### Extracted entries ###
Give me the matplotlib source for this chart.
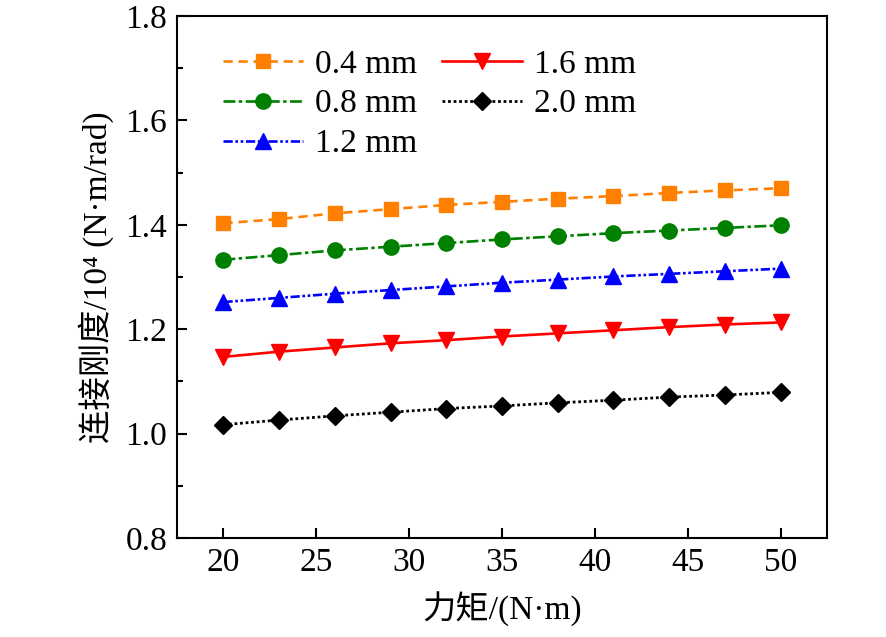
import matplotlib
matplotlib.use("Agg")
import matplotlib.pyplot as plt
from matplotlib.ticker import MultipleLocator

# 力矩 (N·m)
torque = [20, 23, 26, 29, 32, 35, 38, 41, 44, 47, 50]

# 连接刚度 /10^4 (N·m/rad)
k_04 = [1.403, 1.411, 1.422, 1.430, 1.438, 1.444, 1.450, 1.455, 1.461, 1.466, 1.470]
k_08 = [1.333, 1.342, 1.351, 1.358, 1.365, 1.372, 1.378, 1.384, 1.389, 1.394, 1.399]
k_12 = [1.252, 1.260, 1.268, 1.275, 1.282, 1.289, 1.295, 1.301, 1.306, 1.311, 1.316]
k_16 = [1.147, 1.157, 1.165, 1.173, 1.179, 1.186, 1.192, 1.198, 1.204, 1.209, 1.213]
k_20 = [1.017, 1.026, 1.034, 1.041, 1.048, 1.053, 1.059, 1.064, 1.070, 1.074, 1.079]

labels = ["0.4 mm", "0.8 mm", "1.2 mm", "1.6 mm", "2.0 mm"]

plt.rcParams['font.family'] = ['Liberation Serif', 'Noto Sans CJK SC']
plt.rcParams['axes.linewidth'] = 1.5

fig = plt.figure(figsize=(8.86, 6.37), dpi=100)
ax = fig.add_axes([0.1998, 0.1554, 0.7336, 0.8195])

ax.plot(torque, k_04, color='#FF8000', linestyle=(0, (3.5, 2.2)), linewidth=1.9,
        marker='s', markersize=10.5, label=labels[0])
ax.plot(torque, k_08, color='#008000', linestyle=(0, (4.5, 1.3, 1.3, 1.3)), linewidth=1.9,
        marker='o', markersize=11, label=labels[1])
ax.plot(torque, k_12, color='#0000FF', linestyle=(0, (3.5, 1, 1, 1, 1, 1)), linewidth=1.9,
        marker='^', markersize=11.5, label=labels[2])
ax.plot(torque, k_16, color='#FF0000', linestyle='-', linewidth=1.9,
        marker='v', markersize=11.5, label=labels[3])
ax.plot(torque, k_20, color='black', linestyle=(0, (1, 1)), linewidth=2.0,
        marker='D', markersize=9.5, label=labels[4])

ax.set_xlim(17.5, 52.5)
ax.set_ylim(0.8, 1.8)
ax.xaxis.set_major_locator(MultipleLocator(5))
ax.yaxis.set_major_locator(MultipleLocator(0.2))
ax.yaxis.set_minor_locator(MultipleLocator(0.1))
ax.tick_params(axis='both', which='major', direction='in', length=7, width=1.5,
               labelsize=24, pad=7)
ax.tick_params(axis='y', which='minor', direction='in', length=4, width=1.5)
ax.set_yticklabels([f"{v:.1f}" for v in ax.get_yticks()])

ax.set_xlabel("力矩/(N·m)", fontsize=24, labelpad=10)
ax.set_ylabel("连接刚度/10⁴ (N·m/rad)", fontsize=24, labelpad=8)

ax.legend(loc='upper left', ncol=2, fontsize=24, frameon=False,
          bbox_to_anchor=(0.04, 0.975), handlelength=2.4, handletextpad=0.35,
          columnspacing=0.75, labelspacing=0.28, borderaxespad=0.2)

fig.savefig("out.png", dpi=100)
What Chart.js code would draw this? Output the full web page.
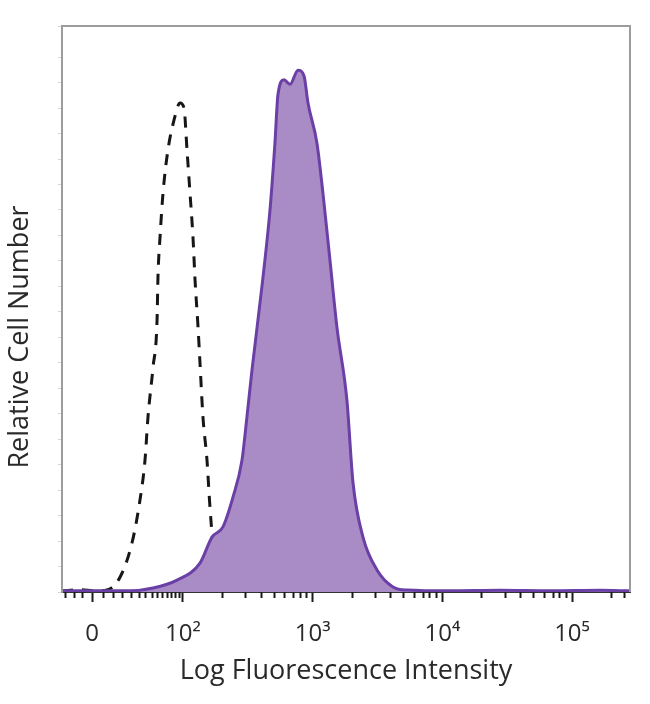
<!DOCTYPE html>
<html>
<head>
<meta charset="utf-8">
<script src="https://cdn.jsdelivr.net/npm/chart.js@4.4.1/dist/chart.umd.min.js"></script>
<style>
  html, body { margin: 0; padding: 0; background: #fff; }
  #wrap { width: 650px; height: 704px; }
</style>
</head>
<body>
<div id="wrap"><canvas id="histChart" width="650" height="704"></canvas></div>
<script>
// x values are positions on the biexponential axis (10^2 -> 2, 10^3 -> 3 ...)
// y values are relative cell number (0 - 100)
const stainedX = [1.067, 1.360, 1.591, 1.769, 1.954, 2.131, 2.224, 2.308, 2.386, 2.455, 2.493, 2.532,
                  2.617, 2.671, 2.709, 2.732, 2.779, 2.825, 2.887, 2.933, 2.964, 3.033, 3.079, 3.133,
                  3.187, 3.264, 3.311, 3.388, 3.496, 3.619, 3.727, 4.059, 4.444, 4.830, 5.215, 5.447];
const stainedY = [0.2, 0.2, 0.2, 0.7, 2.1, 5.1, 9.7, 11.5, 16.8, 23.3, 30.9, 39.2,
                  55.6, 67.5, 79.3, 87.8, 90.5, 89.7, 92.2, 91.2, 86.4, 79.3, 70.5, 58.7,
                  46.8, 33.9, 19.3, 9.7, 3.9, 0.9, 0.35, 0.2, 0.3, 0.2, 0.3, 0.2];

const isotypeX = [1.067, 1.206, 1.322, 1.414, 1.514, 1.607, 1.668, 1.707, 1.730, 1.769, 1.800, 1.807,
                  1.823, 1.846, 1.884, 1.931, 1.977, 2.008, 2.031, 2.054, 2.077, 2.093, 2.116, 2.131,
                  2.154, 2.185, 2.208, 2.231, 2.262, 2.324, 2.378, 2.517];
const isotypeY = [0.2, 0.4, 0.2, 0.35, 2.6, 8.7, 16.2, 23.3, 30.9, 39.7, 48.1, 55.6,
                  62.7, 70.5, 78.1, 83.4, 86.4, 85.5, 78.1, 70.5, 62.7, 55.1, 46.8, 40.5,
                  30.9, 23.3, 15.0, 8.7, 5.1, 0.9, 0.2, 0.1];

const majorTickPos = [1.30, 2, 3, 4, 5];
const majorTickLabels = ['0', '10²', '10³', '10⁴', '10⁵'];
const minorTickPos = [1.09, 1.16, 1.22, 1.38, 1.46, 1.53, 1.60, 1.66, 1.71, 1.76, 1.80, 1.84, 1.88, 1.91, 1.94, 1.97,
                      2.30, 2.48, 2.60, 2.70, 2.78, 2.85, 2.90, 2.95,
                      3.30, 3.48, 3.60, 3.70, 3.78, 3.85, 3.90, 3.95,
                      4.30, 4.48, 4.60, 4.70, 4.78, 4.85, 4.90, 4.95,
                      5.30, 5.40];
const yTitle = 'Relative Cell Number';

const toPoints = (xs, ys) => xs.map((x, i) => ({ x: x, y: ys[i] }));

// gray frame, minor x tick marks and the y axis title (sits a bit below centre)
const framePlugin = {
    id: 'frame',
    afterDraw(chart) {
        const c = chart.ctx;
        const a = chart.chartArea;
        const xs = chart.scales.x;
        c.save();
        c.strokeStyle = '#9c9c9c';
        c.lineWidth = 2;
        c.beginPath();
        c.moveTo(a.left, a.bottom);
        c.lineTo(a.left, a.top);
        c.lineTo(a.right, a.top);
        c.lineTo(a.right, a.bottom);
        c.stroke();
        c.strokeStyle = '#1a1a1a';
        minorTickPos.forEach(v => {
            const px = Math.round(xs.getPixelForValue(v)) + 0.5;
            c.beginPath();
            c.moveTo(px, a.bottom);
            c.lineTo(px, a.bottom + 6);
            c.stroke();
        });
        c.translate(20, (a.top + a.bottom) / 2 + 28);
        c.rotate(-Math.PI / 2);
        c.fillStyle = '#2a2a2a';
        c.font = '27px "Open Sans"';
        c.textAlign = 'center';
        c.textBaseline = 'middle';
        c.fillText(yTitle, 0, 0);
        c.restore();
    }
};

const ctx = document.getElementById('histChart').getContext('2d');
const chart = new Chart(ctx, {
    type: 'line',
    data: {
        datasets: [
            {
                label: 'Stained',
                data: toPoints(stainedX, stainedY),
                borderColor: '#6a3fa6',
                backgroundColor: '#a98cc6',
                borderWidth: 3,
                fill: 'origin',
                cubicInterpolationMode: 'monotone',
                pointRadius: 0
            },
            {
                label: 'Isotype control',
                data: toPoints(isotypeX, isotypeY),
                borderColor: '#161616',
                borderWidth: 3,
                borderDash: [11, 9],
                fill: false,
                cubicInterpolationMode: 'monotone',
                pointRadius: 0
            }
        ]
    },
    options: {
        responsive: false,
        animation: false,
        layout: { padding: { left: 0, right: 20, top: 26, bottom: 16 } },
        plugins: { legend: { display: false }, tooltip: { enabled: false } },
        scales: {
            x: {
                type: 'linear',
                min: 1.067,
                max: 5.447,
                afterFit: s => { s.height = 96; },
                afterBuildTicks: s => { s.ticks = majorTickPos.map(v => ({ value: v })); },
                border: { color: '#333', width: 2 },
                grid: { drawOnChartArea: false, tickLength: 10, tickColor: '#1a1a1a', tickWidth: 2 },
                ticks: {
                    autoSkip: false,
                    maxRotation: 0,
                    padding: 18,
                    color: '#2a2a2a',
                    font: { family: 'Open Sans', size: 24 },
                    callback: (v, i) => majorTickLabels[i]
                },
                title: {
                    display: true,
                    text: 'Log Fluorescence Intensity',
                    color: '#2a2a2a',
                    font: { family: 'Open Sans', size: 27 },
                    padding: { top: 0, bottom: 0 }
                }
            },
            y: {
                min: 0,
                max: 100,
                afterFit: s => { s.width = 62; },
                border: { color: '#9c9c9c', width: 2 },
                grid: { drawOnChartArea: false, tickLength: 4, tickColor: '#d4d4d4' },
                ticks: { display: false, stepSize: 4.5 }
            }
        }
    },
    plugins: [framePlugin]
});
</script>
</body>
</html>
###
• [Work to complete]:
Extract each line holding the string "this".

• [Solution]:
Give me the matplotlib source for this chart.
What Chart.js code would draw this? Output the full web page.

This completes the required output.